I asked contacts at several colleges across England to circulate an invitation among ESOL teachers, with anyone who identified in some way as LGBT+ being eligible to participate. Through this, I found four participants, who I have pseudonymised as Ana, Jack, Luca and Michael. While it is helpful to provide some background information about them, I will keep this brief to ensure that I do not make anyone identifiable. In summary:

  • three of the participants identify as gay men, one as a lesbian woman

  • all four are very well established in teaching English in further education

  • all four are White

  • two are British and speak English as their first language; two have other nationalities and first languages, with one being from a country in Europe, and the other from a country in Latin America

  • three are in their 50s, one in their 60s.

Although this summary is unsatisfying in its brevity, it supplies some – limited – insight into the intersectional (Crenshaw, 1991) identities of the participants.
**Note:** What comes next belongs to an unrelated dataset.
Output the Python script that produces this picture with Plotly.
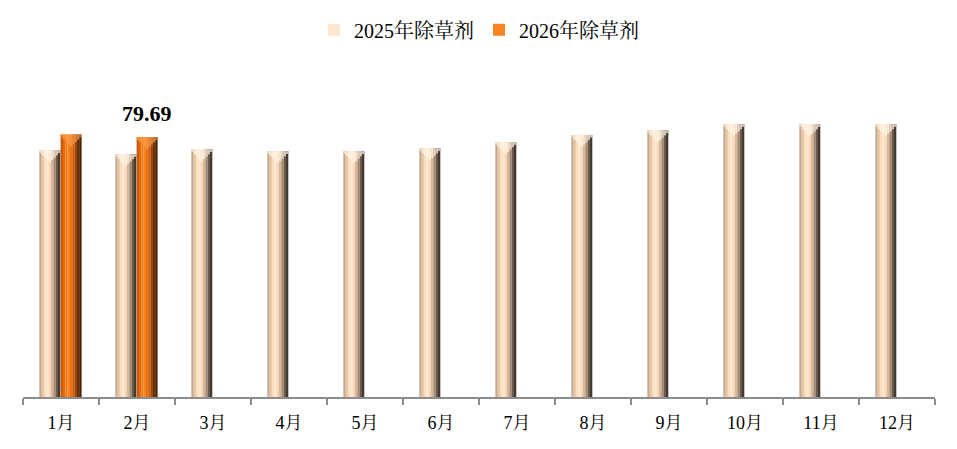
import plotly.graph_objects as go

# data
months = ["1月", "2月", "3月", "4月", "5月", "6月", "7月", "8月", "9月", "10月", "11月", "12月"]
herb_2025 = [75.7, 74.5, 76.0, 75.4, 75.4, 76.3, 78.2, 80.4, 81.8, 83.7, 83.7, 83.7]
herb_2026 = [80.5, 79.69, None, None, None, None, None, None, None, None, None, None]
series_names = ["2025年除草剂", "2026年除草剂"]

# horizontal shading strips (left -> right) to mimic the bevelled bars
shade_2025 = ["#c4a68a", "#e6c7a7", "#fbdcbd", "#ffe6cc", "#f6d6b6", "#d9b999", "#a88d74", "#6e5c4b", "#463a30"]
shade_2026 = ["#c95a0c", "#e36a0e", "#f47a14", "#f88322", "#ec7010", "#cc5c08", "#9c4606", "#6a3004", "#4a2202"]
cap_2025 = "#fff6e8"
cap_2026 = "#fb9e4c"


def blend(c1, c2, t):
    a = [int(c1[i:i + 2], 16) for i in (1, 3, 5)]
    b = [int(c2[i:i + 2], 16) for i in (1, 3, 5)]
    return "#%02x%02x%02x" % tuple(round(a[j] + (b[j] - a[j]) * t) for j in range(3))


bar_w = 0.275
offsets = [-0.285, -0.005]
cap_h = 3.2

fig = go.Figure()

for s, (vals, shades, cap, name) in enumerate(zip([herb_2025, herb_2026], [shade_2025, shade_2026],
                                                  [cap_2025, cap_2026], series_names)):
    n = len(shades)
    strip = bar_w / n
    for k, col in enumerate(shades):
        fig.add_trace(go.Bar(
            x=months, y=vals,
            name=name,
            legendgroup=name,
            showlegend=(k == 3),
            marker=dict(color=col, line=dict(width=0)),
            offset=offsets[s] + k * strip,
            width=strip * 1.03,
            hoverinfo="skip" if k != 3 else None,
        ))
    # V-shaped lighter top face
    for k, col in enumerate(shades):
        c = abs((k + 0.5) / n * 2 - 1)
        h = cap_h * (1 - c) + 0.5
        fig.add_trace(go.Bar(
            x=months, y=[h if v is not None else None for v in vals],
            base=[v - h if v is not None else None for v in vals],
            showlegend=False, hoverinfo="skip",
            marker=dict(color=blend(col, cap, 0.7), line=dict(width=0)),
            offset=offsets[s] + k * strip,
            width=strip * 1.03,
        ))

# value label on Feb 2026
fig.add_annotation(
    x=months[1], y=herb_2026[1], text="<b>79.69</b>",
    showarrow=False, xshift=0.1375 * 76, yshift=24,
    font=dict(family="Liberation Serif, serif", size=22, color="#000000"),
)

fig.update_layout(
    width=957, height=449,
    margin=dict(l=23, r=22, t=71, b=52),
    plot_bgcolor="white", paper_bgcolor="white",
    barmode="overlay",
    font=dict(family="Liberation Serif, Noto Serif CJK SC, Noto Sans CJK SC, serif", size=18, color="#000000"),
    legend=dict(
        orientation="h", x=0.5, xanchor="center", y=0.977, yanchor="top",
        yref="container", font=dict(size=20), itemwidth=30, tracegroupgap=0,
    ),
    xaxis=dict(
        showline=True, linecolor="#8c8c8c", linewidth=1.5,
        ticks="outside", tickson="boundaries", ticklen=6, tickcolor="#8c8c8c", tickwidth=1.5,
        showgrid=False, zeroline=False, tickfont=dict(size=18), ticklabelstandoff=9,
    ),
    yaxis=dict(range=[0, 100], visible=False, showgrid=False, zeroline=False),
)

fig.write_html("out.html", config={"displayModeBar": False},
               post_script="document.body.style.margin='0';")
It also highlights certain shortcomings in the research as a whole: while a study involving four participants could never hope to involve people representing an extensive range of identities, the fact that all four are White is noteworthy, as is the relatively limited age range.

Findings

As discussed previously, the relationship between data, theory and researcher is complex; what follows is an attempt to make sense of the data that ‘glowed’ (MacLure, 2013a, 2013b). I have divided my findings into three sections. The first section considers discourses of ‘outness’ and alludes to certain assumptions that the teachers make. These assumptions are then explored more closely in the second section, which looks at how the ESOL student is constructed discursively. In the third section, I look at some parallel discourses that construct Britain as tolerant.

‘It’s this balancing act’: outness as valuable but risky

A theme that was explored in all four interviews, to varying degrees, was the notion of ‘outness’. For three of the teachers, coming out to their class was seen as theoretically desirable but inevitably risky, with the potential to jeopardise their relationship with students:

It’s this balancing act of this, you know, I’m going to be teaching these students for three months or nine months … I want to keep a productive, nice atmosphere, a friendly, unthreatening atmosphere. And it’s that thing of how soon can I bring it up? Can I bring it up? What happens if I bring it up? (Jack)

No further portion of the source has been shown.